Although out gay peer Lord Alli and other supporters said the measures were permissive, some bishops and conservative Christian groups claimed they would lead to clergy being sued.

During the Equality Bill’s third reading in the Lords last night, Lord Alli said that the amendments would make it “crystal clear” that the change in the law was about religious freedom.

However, the changes mean that national churches may be able to prevent liberal clergymembers from performing civil partnerships, rather than the allowing the individual to choose whether he or she officiates the ceremonies.

Keith Porteous Wood, executive director of the National Secular Society, told the Daily Telegraph that the government had caved in to religious pressure.

He said: “The government bowed to pressure from the Anglican and Catholic hierarchy to give them legal backing to block liberal parishes from hosting civil partnerships.

“Without the amendment, the blessing of civil partnerships in churches could have become the norm, despite Episcopal disapproval.”

Speaking last night, Lord Alli said: “I very much hope that these amendments will give comfort to faith communities which have suggested that they will soon be forced to perform civil partnerships against their will. . . These amendments make crystal clear that this change in the law is entirely permissive in its approach.”

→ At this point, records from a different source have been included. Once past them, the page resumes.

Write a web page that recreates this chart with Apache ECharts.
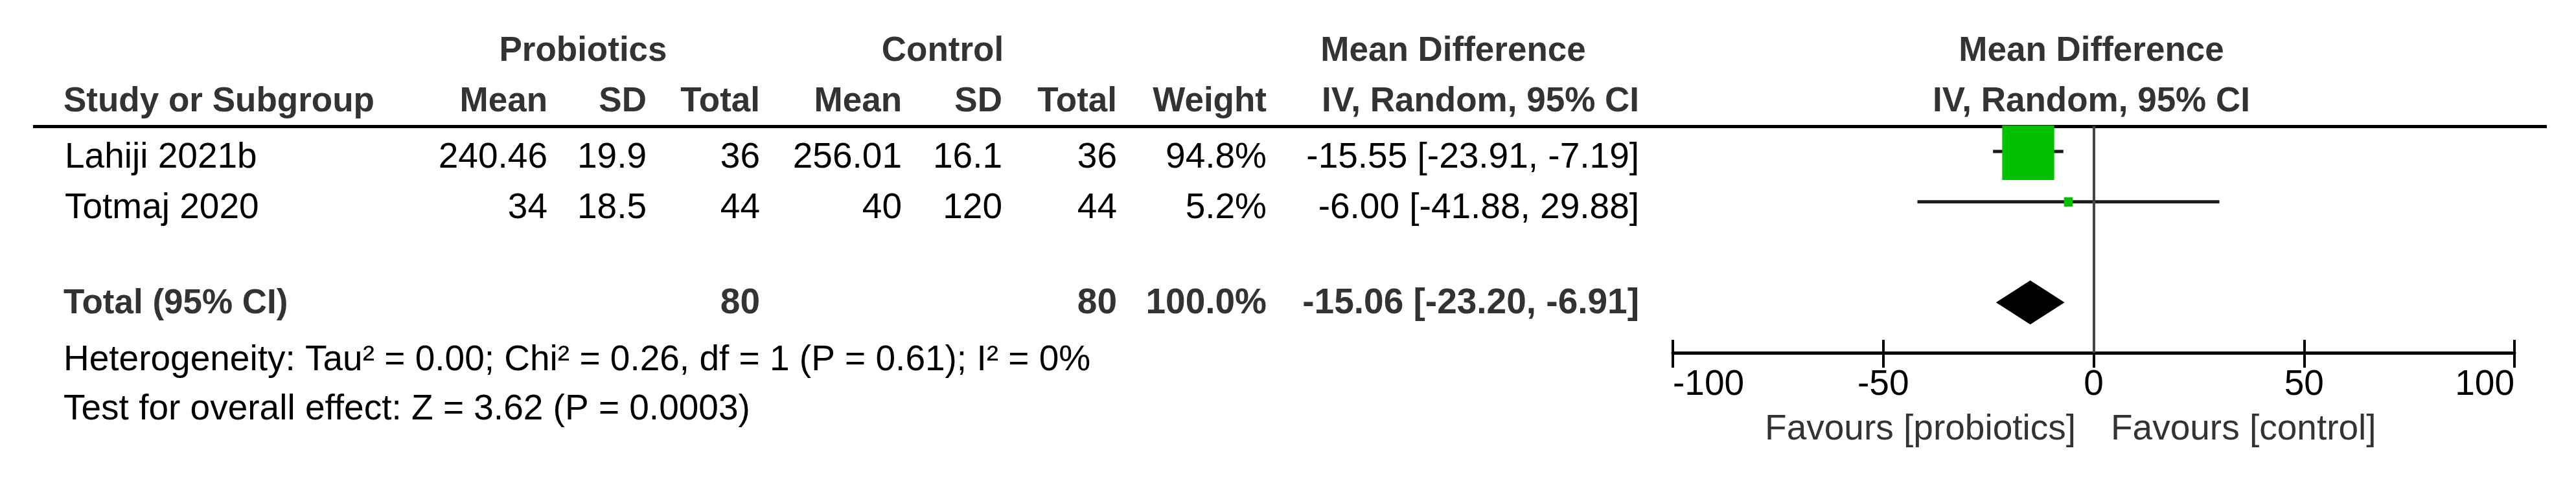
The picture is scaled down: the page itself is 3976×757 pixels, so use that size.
<!DOCTYPE html>
<html>
<head>
<meta charset="utf-8">
<script src="https://cdn.jsdelivr.net/npm/echarts@6/dist/echarts.min.js"></script>
<style>
  html, body { margin: 0; padding: 0; background: #fff; }
  #chart { width: 3976px; height: 757px; }
</style>
</head>
<body>
<div id="chart"></div>
<script>
// study data
const studies = ['Lahiji 2021b', 'Totmaj 2020']
const probMean = [240.46, 34]
const probSD = [19.9, 18.5]
const probTotal = [36, 44]
const ctrlMean = [256.01, 40]
const ctrlSD = [16.1, 120]
const ctrlTotal = [36, 44]
const weights = [94.8, 5.2]
const md = [-15.55, -6.00]
const ciLow = [-23.91, -41.88]
const ciHigh = [-7.19, 29.88]

const totalLabel = 'Total (95% CI)'
const totalProb = 80
const totalCtrl = 80
const totalWeight = 100.0
const totalMd = -15.06
const totalLow = -23.20
const totalHigh = -6.91

const xTicks = [-100, -50, 0, 50, 100]
const footnotes = [
  'Heterogeneity: Tau\u00b2 = 0.00; Chi\u00b2 = 0.26, df = 1 (P = 0.61); I\u00b2 = 0%',
  'Test for overall effect: Z = 3.62 (P = 0.0003)'
]
const favours = ['Favours [probiotics]', 'Favours [control]']

const FONT = '"Liberation Sans", Arial, sans-serif'
const FS = 55
const FS_BOLD = 53

function txt (str, x, y, align, bold, color, size) {
  const fs = size || (bold ? FS_BOLD : FS)
  return {
    type: 'text',
    x: x,
    y: y,
    silent: true,
    style: {
      text: str,
      textAlign: align,
      textVerticalAlign: 'middle',
      font: (bold ? 'bold ' : '') + fs + 'px ' + FONT,
      fill: color || '#000'
    }
  }
}

const fmtCI = (m, lo, hi) => m.toFixed(2) + ' [' + lo.toFixed(2) + ', ' + hi.toFixed(2) + ']'

// table layout: column anchors and row heights (pixels)
const rowY = [244, 322]
const totalY = 469
const head1Y = 79
const head2Y = 157
const HEAD = '#333'

const graphics = []
// header rows
graphics.push(txt('Probiotics', 900, head1Y, 'center', true, HEAD))
graphics.push(txt('Control', 1455, head1Y, 'center', true, HEAD))
graphics.push(txt('Mean Difference', 2243, head1Y, 'center', true, HEAD))
graphics.push(txt('Mean Difference', 3228, head1Y, 'center', true, HEAD))
graphics.push(txt('Study or Subgroup', 98, head2Y, 'left', true, HEAD))
const colDefs = [
  { x: 845, name: 'Mean', vals: probMean.map(String), tot: '' },
  { x: 998, name: 'SD', vals: probSD.map(String), tot: '' },
  { x: 1173, name: 'Total', vals: probTotal.map(String), tot: String(totalProb) },
  { x: 1392, name: 'Mean', vals: ctrlMean.map(String), tot: '' },
  { x: 1547, name: 'SD', vals: ctrlSD.map(String), tot: '' },
  { x: 1724, name: 'Total', vals: ctrlTotal.map(String), tot: String(totalCtrl) },
  { x: 1955, name: 'Weight', vals: weights.map(w => w.toFixed(1) + '%'), tot: totalWeight.toFixed(1) + '%' },
  { x: 2530, name: 'IV, Random, 95% CI', vals: md.map((m, i) => fmtCI(m, ciLow[i], ciHigh[i])), tot: fmtCI(totalMd, totalLow, totalHigh) }
]
colDefs.forEach(c => {
  graphics.push(txt(c.name, c.x, head2Y, 'right', true, HEAD))
  c.vals.forEach((v, i) => graphics.push(txt(v, c.x, rowY[i], 'right', false)))
  if (c.tot) graphics.push(txt(c.tot, c.x, totalY, 'right', true, HEAD, FS))
})
graphics.push(txt('IV, Random, 95% CI', 3228, head2Y, 'center', true, HEAD))
studies.forEach((s, i) => graphics.push(txt(s, 100, rowY[i], 'left', false)))
graphics.push(txt(totalLabel, 98, totalY, 'left', true, HEAD))
graphics.push(txt(footnotes[0], 98, 557, 'left', false))
graphics.push(txt(footnotes[1], 98, 633, 'left', false))
graphics.push(txt(favours[0], 3204, 664, 'right', false, HEAD))
graphics.push(txt(favours[1], 3258, 664, 'left', false, HEAD))
// rule under the header
graphics.push({
  type: 'line',
  silent: true,
  shape: { x1: 51, y1: 195.5, x2: 3931, y2: 195.5 },
  style: { stroke: '#000', lineWidth: 5 }
})

const studyData = studies.map((s, i) => [md[i], i + 1, ciLow[i], ciHigh[i], weights[i]])
const totalData = [[totalMd, 4, totalLow, totalHigh]]

const xBase = {
  type: 'value',
  min: xTicks[0],
  max: xTicks[xTicks.length - 1],
  interval: 50,
  position: 'bottom',
  splitLine: { show: false }
}

const option = {
  animation: false,
  backgroundColor: '#fff',
  grid: { left: 2582, right: 95, top: 195, bottom: 212 },
  xAxis: [
    Object.assign({}, xBase, {
      axisLine: { show: true, lineStyle: { color: '#000', width: 5 } },
      axisTick: { show: true, inside: true, length: 20, lineStyle: { color: '#000', width: 4 } },
      axisLabel: {
        show: true,
        margin: 22,
        color: '#000',
        fontSize: FS,
        fontFamily: FONT,
        alignMinLabel: 'left',
        alignMaxLabel: 'right'
      }
    }),
    Object.assign({}, xBase, {
      axisLine: { show: false },
      axisTick: { show: true, inside: false, length: 23, lineStyle: { color: '#000', width: 4 } },
      axisLabel: { show: false }
    })
  ],
  yAxis: { type: 'value', min: 0.5, max: 5, inverse: true, show: false },
  graphic: graphics,
  series: [
    {
      type: 'custom',
      name: 'studies',
      xAxisIndex: 0,
      encode: { x: [0, 2, 3], y: 1 },
      data: studyData,
      renderItem (params, api) {
        const y = api.value(1)
        const lo = api.coord([api.value(2), y])
        const hi = api.coord([api.value(3), y])
        const c = api.coord([api.value(0), y])
        const side = 5 * Math.pow(api.value(4), 0.61)
        return {
          type: 'group',
          children: [
            { type: 'line', shape: { x1: lo[0], y1: lo[1], x2: hi[0], y2: hi[1] }, style: { stroke: '#1a1a1a', lineWidth: 5 } },
            { type: 'rect', shape: { x: c[0] - side / 2, y: c[1] - side / 2, width: side, height: side * 1.05 }, style: { fill: '#00c000' } }
          ]
        }
      },
      markLine: {
        silent: true,
        symbol: ['none', 'none'],
        label: { show: false },
        lineStyle: { color: '#444', width: 4, type: 'solid' },
        data: [{ xAxis: 0 }]
      }
    },
    {
      type: 'custom',
      name: 'total',
      xAxisIndex: 0,
      encode: { x: [0, 2, 3], y: 1 },
      data: totalData,
      renderItem (params, api) {
        const y = api.value(1)
        const lo = api.coord([api.value(2), y])
        const hi = api.coord([api.value(3), y])
        const c = api.coord([api.value(0), y])
        const h = 34
        return {
          type: 'polygon',
          shape: { points: [[lo[0], lo[1]], [c[0], c[1] - h], [hi[0], hi[1]], [c[0], c[1] + h]] },
          style: { fill: '#000' }
        }
      }
    }
  ]
}

const chart = echarts.init(document.getElementById('chart'))
chart.setOption(option, true)
</script>
</body>
</html>
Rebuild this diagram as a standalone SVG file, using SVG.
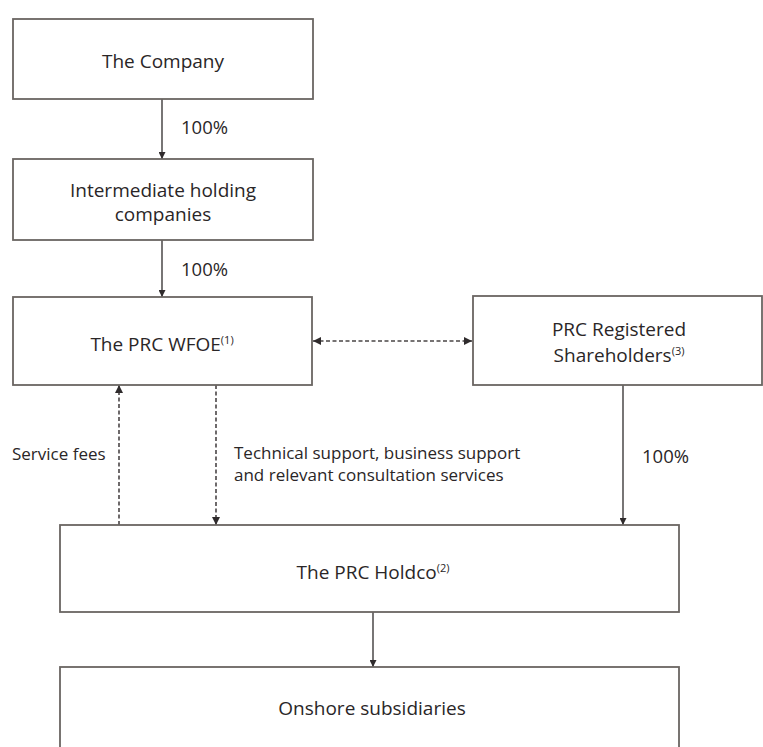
<svg xmlns="http://www.w3.org/2000/svg" width="763" height="747" viewBox="0 0 763 747">
<defs>
<style>
.box{fill:#ffffff;stroke:#6a6562;stroke-width:1.8}
.t{font-family:"Open Sans","Liberation Sans",Arial,sans-serif;font-size:19px;fill:#2a2627;text-anchor:middle}
.l{font-family:"Open Sans","Liberation Sans",Arial,sans-serif;font-size:17px;fill:#2a2627}
.p{font-size:18.5px}
.sup{font-size:11px}
.solid{stroke:#2f2b2c;stroke-width:1.3;fill:none}
.dash{stroke:#4a4546;stroke-width:1.6;fill:none;stroke-dasharray:4 2.5}
</style>
<marker id="ah" viewBox="0 0 10 10" refX="10" refY="5" markerWidth="7" markerHeight="7" markerUnits="userSpaceOnUse" orient="auto">
<path d="M0,0 L10,5 L0,10 z" fill="#2f2b2c"/>
</marker>
<marker id="ahs" viewBox="0 0 10 10" refX="10" refY="5" markerWidth="8" markerHeight="8" markerUnits="userSpaceOnUse" orient="auto-start-reverse">
<path d="M0,0 L10,5 L0,10 z" fill="#2f2b2c"/>
</marker>
</defs>
<rect width="763" height="747" fill="#ffffff"/>

<g id="connectors">
<line class="solid" x1="162" y1="99" x2="162" y2="159" marker-end="url(#ah)"/>
<line class="solid" x1="162" y1="240" x2="162" y2="297" marker-end="url(#ah)"/>
<line class="dash" x1="313" y1="341" x2="472" y2="341" marker-start="url(#ahs)" marker-end="url(#ahs)"/>
<line class="solid" x1="623" y1="385" x2="623" y2="525" marker-end="url(#ah)"/>
<line class="dash" x1="119" y1="525" x2="119" y2="385" marker-end="url(#ahs)"/>
<line class="dash" x1="216" y1="385" x2="216" y2="525" marker-end="url(#ahs)"/>
<line class="solid" x1="373" y1="612" x2="373" y2="667" marker-end="url(#ah)"/>
<text class="l p" x="181" y="134">100%</text>
<text class="l p" x="181" y="276">100%</text>
<text class="l p" x="642" y="463">100%</text>
<text class="l" x="12" y="460">Service fees</text>
<text class="l" x="234" y="459">Technical support, business support</text>
<text class="l" x="234" y="481">and relevant consultation services</text>
</g>

<g id="company">
<rect class="box" x="13" y="19" width="300" height="80"/>
<text class="t" x="163" y="68">The Company</text>
</g>
<g id="intermediate">
<rect class="box" x="13" y="159" width="300" height="81"/>
<text class="t" x="163" y="197">Intermediate holding</text>
<text class="t" x="163" y="221">companies</text>
</g>
<g id="wfoe">
<rect class="box" x="13" y="297" width="299" height="88"/>
<text class="t" x="162" y="351">The PRC WFOE<tspan class="sup" dy="-7">(1)</tspan></text>
</g>
<g id="registered">
<rect class="box" x="473" y="296" width="289" height="89"/>
<text class="t" x="619" y="336">PRC Registered</text>
<text class="t" x="619" y="362">Shareholders<tspan class="sup" dy="-7">(3)</tspan></text>
</g>
<g id="holdco">
<rect class="box" x="60" y="525" width="619" height="87"/>
<text class="t" x="373" y="579">The PRC Holdco<tspan class="sup" dy="-7">(2)</tspan></text>
</g>
<g id="onshore">
<rect class="box" x="60" y="667" width="619" height="100"/>
<text class="t" x="372" y="715">Onshore subsidiaries</text>
</g>
</svg>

The bill passed its third reading, meaning it is likely to receive royal assent and become law before the general election.

However, further legislative changes will be needed to allow religious civil partnerships. The Civil Partnerships Act 2004 must be changed, as it states that the ceremonies may only take place in approved, non-religious premises and cannot contain hymns or prayers.

Baroness Royall told the House that the ceremonies would work in a similar way to religious heterosexual marriages. She explained that the ceremony itself could have religious references but these would not be allowed while the couple sign the register.

She said: “A civil partnership registrar will still be required to officiate the signing of the register, and it is correct that there can be no religious service during the civil partnership registration.”